**** Task data

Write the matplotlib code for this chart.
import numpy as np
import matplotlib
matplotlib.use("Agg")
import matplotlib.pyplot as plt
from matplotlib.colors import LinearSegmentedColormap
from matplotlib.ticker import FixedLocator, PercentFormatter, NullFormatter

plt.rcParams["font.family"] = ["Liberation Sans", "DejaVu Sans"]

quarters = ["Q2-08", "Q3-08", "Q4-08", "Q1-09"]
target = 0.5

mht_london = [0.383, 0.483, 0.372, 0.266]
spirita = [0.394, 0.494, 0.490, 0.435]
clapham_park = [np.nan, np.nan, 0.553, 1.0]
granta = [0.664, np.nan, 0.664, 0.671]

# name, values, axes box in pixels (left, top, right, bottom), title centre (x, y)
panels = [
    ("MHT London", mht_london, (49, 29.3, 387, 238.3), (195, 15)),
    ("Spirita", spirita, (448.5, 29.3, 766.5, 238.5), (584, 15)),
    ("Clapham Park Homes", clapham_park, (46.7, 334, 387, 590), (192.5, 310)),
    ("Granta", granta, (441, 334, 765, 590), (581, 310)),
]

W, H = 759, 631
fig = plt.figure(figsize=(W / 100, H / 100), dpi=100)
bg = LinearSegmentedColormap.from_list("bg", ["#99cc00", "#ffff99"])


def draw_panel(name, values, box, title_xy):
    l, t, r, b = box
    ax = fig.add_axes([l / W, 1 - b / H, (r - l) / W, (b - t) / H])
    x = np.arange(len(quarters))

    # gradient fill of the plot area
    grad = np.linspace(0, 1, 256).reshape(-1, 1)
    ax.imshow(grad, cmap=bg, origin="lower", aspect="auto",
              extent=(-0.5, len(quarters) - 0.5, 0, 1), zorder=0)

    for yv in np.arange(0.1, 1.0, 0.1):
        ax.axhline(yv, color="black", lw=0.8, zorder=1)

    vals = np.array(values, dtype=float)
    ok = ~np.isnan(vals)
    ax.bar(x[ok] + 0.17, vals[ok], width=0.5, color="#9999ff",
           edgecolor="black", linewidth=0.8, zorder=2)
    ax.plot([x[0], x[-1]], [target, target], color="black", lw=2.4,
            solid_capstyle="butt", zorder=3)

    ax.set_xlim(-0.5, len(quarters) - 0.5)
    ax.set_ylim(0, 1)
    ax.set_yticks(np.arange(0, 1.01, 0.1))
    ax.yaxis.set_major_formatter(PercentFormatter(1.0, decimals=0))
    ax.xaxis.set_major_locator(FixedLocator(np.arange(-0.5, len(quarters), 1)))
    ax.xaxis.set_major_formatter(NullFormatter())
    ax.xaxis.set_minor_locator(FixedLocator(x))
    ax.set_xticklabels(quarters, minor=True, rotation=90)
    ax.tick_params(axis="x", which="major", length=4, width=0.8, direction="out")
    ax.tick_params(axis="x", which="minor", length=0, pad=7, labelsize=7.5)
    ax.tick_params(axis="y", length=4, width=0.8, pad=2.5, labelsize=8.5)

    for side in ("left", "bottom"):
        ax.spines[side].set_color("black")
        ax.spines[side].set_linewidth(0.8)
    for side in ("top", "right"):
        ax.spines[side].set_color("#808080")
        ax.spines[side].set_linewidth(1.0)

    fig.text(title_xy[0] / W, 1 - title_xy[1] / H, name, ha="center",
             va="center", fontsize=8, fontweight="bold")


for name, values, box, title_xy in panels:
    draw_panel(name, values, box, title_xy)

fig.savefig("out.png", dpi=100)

********
**** Task data

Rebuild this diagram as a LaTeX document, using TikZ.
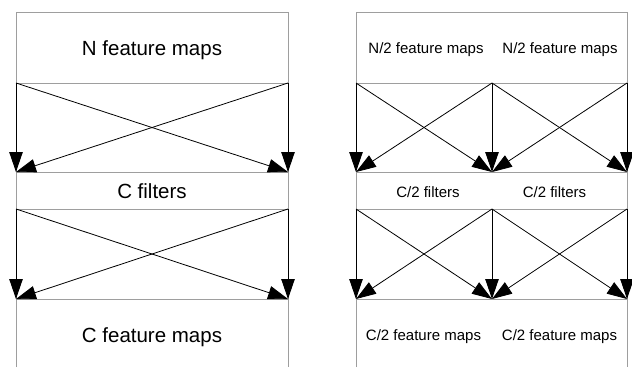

********
**** Task data

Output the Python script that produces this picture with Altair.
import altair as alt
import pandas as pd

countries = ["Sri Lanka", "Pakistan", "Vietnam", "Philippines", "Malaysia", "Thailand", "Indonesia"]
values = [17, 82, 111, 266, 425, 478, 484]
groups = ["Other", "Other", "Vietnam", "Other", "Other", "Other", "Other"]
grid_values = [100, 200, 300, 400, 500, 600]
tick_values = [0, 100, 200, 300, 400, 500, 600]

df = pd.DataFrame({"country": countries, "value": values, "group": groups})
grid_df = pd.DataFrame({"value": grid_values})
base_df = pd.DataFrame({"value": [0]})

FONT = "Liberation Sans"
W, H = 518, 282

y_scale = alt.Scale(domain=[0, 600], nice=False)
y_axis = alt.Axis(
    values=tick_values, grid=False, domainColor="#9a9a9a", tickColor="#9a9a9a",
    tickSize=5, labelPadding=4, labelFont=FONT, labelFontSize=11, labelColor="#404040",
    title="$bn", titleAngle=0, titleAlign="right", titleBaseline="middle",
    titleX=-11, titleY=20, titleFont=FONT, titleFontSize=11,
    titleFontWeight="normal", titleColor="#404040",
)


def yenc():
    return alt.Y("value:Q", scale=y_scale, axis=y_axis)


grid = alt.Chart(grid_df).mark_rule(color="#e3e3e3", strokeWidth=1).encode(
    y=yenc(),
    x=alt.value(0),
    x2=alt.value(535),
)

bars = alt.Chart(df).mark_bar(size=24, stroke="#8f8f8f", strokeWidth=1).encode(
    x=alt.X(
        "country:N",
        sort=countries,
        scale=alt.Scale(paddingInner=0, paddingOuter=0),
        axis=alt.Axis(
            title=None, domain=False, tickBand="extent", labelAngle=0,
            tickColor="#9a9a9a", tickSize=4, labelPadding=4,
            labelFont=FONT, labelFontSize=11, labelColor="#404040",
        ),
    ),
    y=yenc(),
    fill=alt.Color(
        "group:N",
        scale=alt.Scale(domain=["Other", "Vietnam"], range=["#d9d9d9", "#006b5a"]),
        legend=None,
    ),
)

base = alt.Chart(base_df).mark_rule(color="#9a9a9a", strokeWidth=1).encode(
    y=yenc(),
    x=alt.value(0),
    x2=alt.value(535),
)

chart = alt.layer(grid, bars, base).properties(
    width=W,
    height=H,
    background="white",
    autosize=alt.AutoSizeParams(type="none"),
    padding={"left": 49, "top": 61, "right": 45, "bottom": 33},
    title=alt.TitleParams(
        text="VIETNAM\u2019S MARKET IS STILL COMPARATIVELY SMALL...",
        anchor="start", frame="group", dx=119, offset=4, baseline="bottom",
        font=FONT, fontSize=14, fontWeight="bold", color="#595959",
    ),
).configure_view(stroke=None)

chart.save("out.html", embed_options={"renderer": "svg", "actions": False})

********

Exercise -
Return solely the number of lines in the data that include the word "this".

Written response -
3